INSTRUCTIONS TO FOLLOW
Please copy the lines below exactly, from the first one through the line showing "and bus. act,']".

DATA LINES
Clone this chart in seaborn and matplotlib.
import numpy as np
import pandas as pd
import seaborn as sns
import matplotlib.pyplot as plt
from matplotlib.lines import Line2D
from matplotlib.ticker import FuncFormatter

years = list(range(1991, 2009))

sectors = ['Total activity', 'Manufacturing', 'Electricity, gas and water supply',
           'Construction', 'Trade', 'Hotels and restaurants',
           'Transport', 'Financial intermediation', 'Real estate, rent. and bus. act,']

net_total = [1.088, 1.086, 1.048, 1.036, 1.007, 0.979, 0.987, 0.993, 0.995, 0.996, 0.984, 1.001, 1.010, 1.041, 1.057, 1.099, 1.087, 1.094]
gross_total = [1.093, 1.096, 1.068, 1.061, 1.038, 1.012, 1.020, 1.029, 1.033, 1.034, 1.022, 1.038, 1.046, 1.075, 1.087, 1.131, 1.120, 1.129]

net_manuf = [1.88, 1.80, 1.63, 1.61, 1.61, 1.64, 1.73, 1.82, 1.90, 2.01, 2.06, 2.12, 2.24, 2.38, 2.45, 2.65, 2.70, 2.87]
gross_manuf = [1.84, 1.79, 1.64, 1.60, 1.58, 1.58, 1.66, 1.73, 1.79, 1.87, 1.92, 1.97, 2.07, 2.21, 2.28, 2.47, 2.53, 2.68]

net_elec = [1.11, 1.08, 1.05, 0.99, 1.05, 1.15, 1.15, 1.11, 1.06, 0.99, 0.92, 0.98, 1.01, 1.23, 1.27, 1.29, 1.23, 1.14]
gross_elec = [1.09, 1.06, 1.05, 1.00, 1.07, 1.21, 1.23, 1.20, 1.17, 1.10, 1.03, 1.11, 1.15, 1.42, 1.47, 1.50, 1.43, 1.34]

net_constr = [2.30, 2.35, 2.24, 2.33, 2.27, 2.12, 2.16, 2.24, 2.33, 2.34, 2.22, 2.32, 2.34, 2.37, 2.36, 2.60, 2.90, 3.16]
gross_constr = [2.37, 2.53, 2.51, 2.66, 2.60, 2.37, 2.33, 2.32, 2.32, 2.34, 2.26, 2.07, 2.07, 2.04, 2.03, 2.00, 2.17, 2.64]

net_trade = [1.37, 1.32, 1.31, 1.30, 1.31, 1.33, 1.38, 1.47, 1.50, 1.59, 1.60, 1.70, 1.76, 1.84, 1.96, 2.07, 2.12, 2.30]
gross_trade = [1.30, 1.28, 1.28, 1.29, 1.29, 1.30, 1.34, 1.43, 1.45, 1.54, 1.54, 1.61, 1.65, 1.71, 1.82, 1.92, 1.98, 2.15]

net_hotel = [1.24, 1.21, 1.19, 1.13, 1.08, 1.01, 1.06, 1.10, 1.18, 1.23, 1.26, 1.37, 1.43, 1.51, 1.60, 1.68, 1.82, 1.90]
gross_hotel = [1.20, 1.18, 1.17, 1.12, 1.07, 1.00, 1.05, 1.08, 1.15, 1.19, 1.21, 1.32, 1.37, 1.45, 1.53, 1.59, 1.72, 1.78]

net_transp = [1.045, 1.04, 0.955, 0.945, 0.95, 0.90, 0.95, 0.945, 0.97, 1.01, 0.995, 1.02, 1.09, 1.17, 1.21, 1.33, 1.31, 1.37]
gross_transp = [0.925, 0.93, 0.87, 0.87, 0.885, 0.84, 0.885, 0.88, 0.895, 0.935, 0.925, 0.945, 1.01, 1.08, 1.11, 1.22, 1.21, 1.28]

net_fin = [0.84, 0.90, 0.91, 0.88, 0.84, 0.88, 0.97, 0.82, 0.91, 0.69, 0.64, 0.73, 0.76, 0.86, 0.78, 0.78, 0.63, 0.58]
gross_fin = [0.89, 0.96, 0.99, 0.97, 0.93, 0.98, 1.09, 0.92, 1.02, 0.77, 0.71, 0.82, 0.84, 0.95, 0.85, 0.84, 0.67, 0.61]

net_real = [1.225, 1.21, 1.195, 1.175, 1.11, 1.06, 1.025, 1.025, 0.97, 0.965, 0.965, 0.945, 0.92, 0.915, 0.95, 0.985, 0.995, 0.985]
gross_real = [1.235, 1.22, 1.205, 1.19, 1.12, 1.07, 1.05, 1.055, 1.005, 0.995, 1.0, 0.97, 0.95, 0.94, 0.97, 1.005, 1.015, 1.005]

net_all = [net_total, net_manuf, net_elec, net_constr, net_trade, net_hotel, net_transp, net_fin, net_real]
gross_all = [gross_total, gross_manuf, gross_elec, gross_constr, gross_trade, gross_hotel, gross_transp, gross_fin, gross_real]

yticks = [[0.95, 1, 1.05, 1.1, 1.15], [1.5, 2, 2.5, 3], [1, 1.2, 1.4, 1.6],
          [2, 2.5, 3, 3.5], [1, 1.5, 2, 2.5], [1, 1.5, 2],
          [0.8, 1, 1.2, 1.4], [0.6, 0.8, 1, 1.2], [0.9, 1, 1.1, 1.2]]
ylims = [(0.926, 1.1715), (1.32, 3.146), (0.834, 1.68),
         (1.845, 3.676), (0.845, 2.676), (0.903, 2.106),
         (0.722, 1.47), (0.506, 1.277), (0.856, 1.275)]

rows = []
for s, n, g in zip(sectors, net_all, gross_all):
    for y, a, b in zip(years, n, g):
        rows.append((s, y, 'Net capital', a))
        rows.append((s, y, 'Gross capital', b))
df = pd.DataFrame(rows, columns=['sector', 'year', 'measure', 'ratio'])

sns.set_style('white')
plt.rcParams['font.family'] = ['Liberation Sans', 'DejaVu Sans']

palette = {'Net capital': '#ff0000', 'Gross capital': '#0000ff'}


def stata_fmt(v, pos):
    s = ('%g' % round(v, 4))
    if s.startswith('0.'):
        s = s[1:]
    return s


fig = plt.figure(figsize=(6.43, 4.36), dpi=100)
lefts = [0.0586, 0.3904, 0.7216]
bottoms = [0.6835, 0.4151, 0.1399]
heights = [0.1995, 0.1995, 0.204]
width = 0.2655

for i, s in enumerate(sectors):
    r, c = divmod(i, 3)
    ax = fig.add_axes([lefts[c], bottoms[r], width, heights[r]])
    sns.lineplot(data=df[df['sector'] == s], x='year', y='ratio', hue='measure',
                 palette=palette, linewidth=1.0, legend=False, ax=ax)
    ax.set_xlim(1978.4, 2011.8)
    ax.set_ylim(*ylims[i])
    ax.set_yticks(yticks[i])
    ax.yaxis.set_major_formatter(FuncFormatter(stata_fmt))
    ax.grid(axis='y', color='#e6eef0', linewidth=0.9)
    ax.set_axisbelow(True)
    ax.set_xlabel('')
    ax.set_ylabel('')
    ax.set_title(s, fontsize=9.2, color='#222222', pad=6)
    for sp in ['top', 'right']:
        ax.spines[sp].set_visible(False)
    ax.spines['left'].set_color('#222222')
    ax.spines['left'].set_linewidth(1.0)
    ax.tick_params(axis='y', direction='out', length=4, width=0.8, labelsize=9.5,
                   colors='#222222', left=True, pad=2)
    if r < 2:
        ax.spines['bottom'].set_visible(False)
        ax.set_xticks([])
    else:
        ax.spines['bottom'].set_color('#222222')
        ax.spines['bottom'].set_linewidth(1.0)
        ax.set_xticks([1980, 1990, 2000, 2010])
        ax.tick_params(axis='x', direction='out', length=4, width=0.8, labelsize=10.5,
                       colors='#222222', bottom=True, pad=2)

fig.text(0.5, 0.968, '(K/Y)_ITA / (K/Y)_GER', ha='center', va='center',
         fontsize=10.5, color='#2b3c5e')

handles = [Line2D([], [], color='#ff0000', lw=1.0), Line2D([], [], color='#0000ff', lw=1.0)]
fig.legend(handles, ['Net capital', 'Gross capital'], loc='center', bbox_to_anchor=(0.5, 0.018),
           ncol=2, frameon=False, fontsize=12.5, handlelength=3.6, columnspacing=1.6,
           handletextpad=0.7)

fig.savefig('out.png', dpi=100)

TASK SOLUTION
Clone this chart in seaborn and matplotlib.
import numpy as np
import pandas as pd
import seaborn as sns
import matplotlib.pyplot as plt
from matplotlib.lines import Line2D
from matplotlib.ticker import FuncFormatter

years = list(range(1991, 2009))

sectors = ['Total activity', 'Manufacturing', 'Electricity, gas and water supply',
           'Construction', 'Trade', 'Hotels and restaurants',
           'Transport', 'Financial intermediation', 'Real estate, rent. and bus. act,']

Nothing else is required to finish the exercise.